Her contractual dispute with Phillips was finally resolved in January or early February 1806, a year and a half after her initial letter from Aikin on the subject. Smith’s History appeared shortly thereafter, in three volumes, not two, a tribute both to Hays’s persistence and Aikin’s mediation. His letters to Hays between 1804 and 1806 reveal fascinating details about a contractual dispute between a woman writer and a male publisher that may have occurred more frequently than we know, given the paucity of records concerning such transactions. Writing to Hays on January 14, 1806 (the letter is incorrectly dated 1805), Aikin informs Hays that he has renewed his “application to Mr Phillips on your account, who positively assures me that the history is printing & that it will be out by Lady day. You may depend upon it that I shall not fail to bring him to a settlement as soon as the estimate can be made, but I believe we must have patience till that time.”[ii] He did indeed fulfill his promise, and a summation of the settlement was sent to Hays, which she kept with Aikin’s January letter. Aikin’s account contains both praise and criticism of Hays, though she emerges the clear victor. He writes,
It appears to me that Miss Hays has executed her part in a manner not inferior to that of Mrs Smith, & particularly that she has at least as much of the state of manners & society. . . . As the work was taken from her in breach of the original agreement, Miss Hays cannot be expected to take any additional pains to render it more acceptable to Mr Phillips. Nevertheless, if he will supply her with books capable of furnishing more matter relative to manners, I would recommend that she should make some augmentation in this part, at the same rate of payment as the rest.
I find nothing, therefore, to deduct from Miss Hays’s claim, except such excess of historical matter as may surpass Mr Phillips’s directions, & must be thrown out in the printing. If, also, any skill in authorship is required in reducing such exuberant matter, & Miss Hays does not chuse to take the trouble of it herself, she should make an allowance for the doing it.
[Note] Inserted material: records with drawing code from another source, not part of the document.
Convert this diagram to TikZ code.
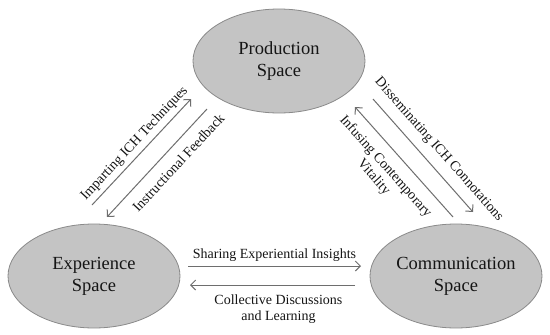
\documentclass[tikz,border=0pt]{standalone}
\usepackage{fontspec}
\setmainfont{Liberation Serif}
\usetikzlibrary{shapes.geometric,arrows.meta}
\definecolor{ellfill}{HTML}{C4C4C4}
\definecolor{ellborder}{HTML}{8A8A8A}
\definecolor{arrowc}{HTML}{6E6E6E}
\definecolor{txt}{HTML}{151515}
\begin{document}
\begin{tikzpicture}[x=1pt,y=-1pt,
  spacebox/.style={ellipse, draw=ellborder, fill=ellfill, line width=0.8pt,
    minimum width=172pt, minimum height=104pt, inner sep=0pt, align=center,
    font=\fontsize{18.5}{22}\selectfont, text=txt},
  flow/.style={draw=arrowc, line width=1pt, -{Straight Barb[length=5pt,width=10pt]}},
  lab/.style={font=\fontsize{14}{16}\selectfont, align=center, text=txt, inner sep=0pt}]
\useasboundingbox (0,0) rectangle (550,335);
\fill[white] (0,0) rectangle (550,335);
\node[spacebox] (prod) at (279,61) {Production\\Space};
\node[spacebox] (exp) at (94,276) {Experience\\Space};
\node[spacebox] (com) at (456,276) {Communication\\Space};
\coordinate (a1) at (92,205);
\coordinate (a2) at (191,99);
\coordinate (b1) at (207,109);
\coordinate (b2) at (107,217);
\coordinate (c1) at (373,99);
\coordinate (c2) at (473,212);
\coordinate (d1) at (453,217);
\coordinate (d2) at (355,107);
\coordinate (e1) at (188,266);
\coordinate (e2) at (361,266);
\coordinate (f1) at (355,285);
\coordinate (f2) at (190,285);
\draw[flow] (a1) -- node[lab, sloped, above=4pt, pos=0.51] (la) {Imparting ICH Techniques} (a2);
\draw[flow] (b1) -- node[lab, sloped, below=10pt, pos=0.4] (lb) {Instructional Feedback} (b2);
\draw[flow] (c1) -- node[lab, sloped, above=9pt, pos=0.54] (lc) {Disseminating ICH Connotations} (c2);
\draw[flow] (d1) -- node[lab, sloped, below=10pt, pos=0.56] (ld) {Infusing Contemporary\\Vitality} (d2);
\draw[flow] (e1) -- node[lab, above=4pt, pos=0.5] (le) {Sharing Experiential Insights} (e2);
\draw[flow] (f1) -- node[lab, below=9pt, pos=0.464] (lf) {Collective Discussions\\and Learning} (f2);
\end{tikzpicture}
\end{document}
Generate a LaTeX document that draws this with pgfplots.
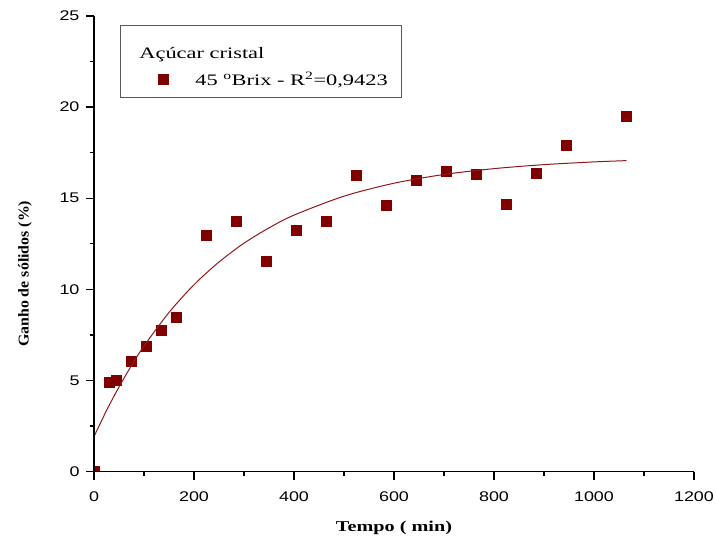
\documentclass[border=0pt]{standalone}
\usepackage{pgfplots}
\pgfplotsset{compat=1.18}
\usepackage{fontspec}
\setmainfont{Liberation Serif}
\setsansfont{Liberation Sans}
\newfontfamily\ticksf[FakeStretch=1.28]{Liberation Sans}
\newfontfamily\legf[FakeStretch=1.4]{Liberation Serif}
\newfontfamily\xlabf[FakeStretch=1.35]{Liberation Serif}
\newfontfamily\ylabf[FakeStretch=1.06]{Liberation Serif}
\definecolor{mk}{RGB}{128,0,0}
\definecolor{fitc}{RGB}{145,25,25}
\pgfplotsset{mylegimg/.style={legend image code/.code={\path[draw=none] (0pt,0pt) -- (61pt,0pt);
    \draw[##1] plot coordinates {(31pt,0pt)};}}}
\begin{document}
\begin{tikzpicture}
\useasboundingbox (0pt,0pt) rectangle (716pt,541pt);
\begin{axis}[
  at={(94pt,69.4pt)}, anchor=south west,
  width=600pt, height=455.7pt, scale only axis,
  xmin=0, xmax=1200, ymin=0, ymax=25,
  axis x line*=bottom, axis y line*=left,
  axis line style={line width=1.8pt,-},
  axis on top,
  clip marker paths=true,
  xtick={0,200,...,1200}, minor x tick num=1,
  ytick={0,5,...,25}, minor y tick num=1,
  tick align=outside, major tick length=8pt, minor tick length=4pt,
  every tick/.style={line width=1.3pt, black},
  /pgf/number format/assume math mode=true,
  /pgf/number format/1000 sep={},
  ticklabel style={font=\ticksf\fontsize{14}{16}\selectfont},
  xticklabel style={yshift=-9pt},
  yticklabel style={xshift=-3pt},
  xlabel={\xlabf\bfseries Tempo ( min)},
  ylabel={\ylabf\bfseries Ganho de sólidos (\%)},
  label style={font=\fontsize{15}{17}\selectfont},
  xlabel style={at={(axis description cs:0.500,-0.124)}, anchor=center},
  ylabel style={at={(axis description cs:-0.115,0.434)}, anchor=center, rotate=0},
  legend style={at={(axis cs:52,24.48)}, anchor=north west,
    draw=gray!70!black, line width=0.8pt,
    font=\legf\fontsize{16}{18}\selectfont,
    inner xsep=12pt, inner ysep=7.5pt, row sep=8pt},
  legend cell align=left,
]
\addlegendimage{empty legend}
\addlegendentry{\hspace*{-56pt}\rule{0pt}{23.5pt}Açúcar cristal}
\addplot[only marks, mark=square*, mark size=5pt, color=mk, mylegimg]
 coordinates {
 (0,0) (30,4.89) (45,5.0) (75,6.04) (105,6.87) (135,7.75) (165,8.46)
 (225,12.97) (285,13.74) (345,11.54) (405,13.24) (465,13.74) (525,16.26)
 (585,14.6) (645,15.99) (705,16.48) (765,16.3) (825,14.67) (885,16.37)
 (945,17.9) (1065,19.5)
};
\addlegendentry{\rule[-7pt]{0pt}{7pt}45 \textsuperscript{o}Brix - R\textsuperscript{2}=0,9423}
\addplot[color=fitc, line width=1pt, smooth, forget plot] coordinates {
 (0,1.92) (25,3.35) (50,4.64) (75,5.82) (100,6.89) (150,8.73) (200,10.25)
 (250,11.50) (300,12.53) (350,13.37) (400,14.07) (500,15.11) (600,15.82)
 (700,16.30) (800,16.62) (900,16.84) (1000,16.99) (1065,17.06)
};
\end{axis}
\end{tikzpicture}
\end{document}
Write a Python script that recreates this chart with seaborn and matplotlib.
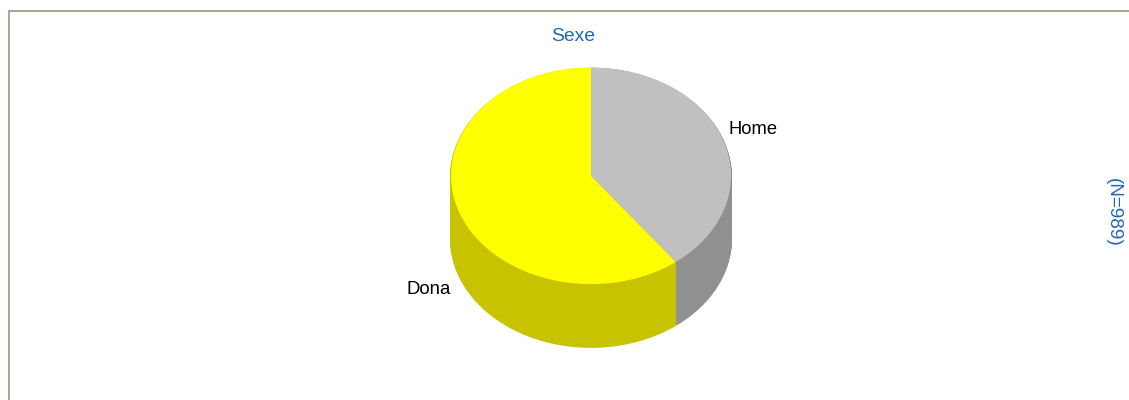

The final form of the History indicates that Hays was successful in her suit, resulting in a more substantial publication (she composed nearly half of the History) and what appears to have been an increase in remuneration from Phillips for her work. The hint that Hays was willing to revise the work further if Phillips would “supply her with books capable of furnishing more matter relative to manners” adds further weight to Hays’s continued use of and reliance upon friends and well-connected individuals for access to books, either through their personal libraries, their subscriptions to libraries to which they belonged, or, if a bookseller, his stock of books.
Notes
[1] Charlotte, Smith, History of England, from the Earliest Records to the Peace of Amiens. In a Series of Letters to a Young Lady at School (London: R. Phillips, 1806), v, vi.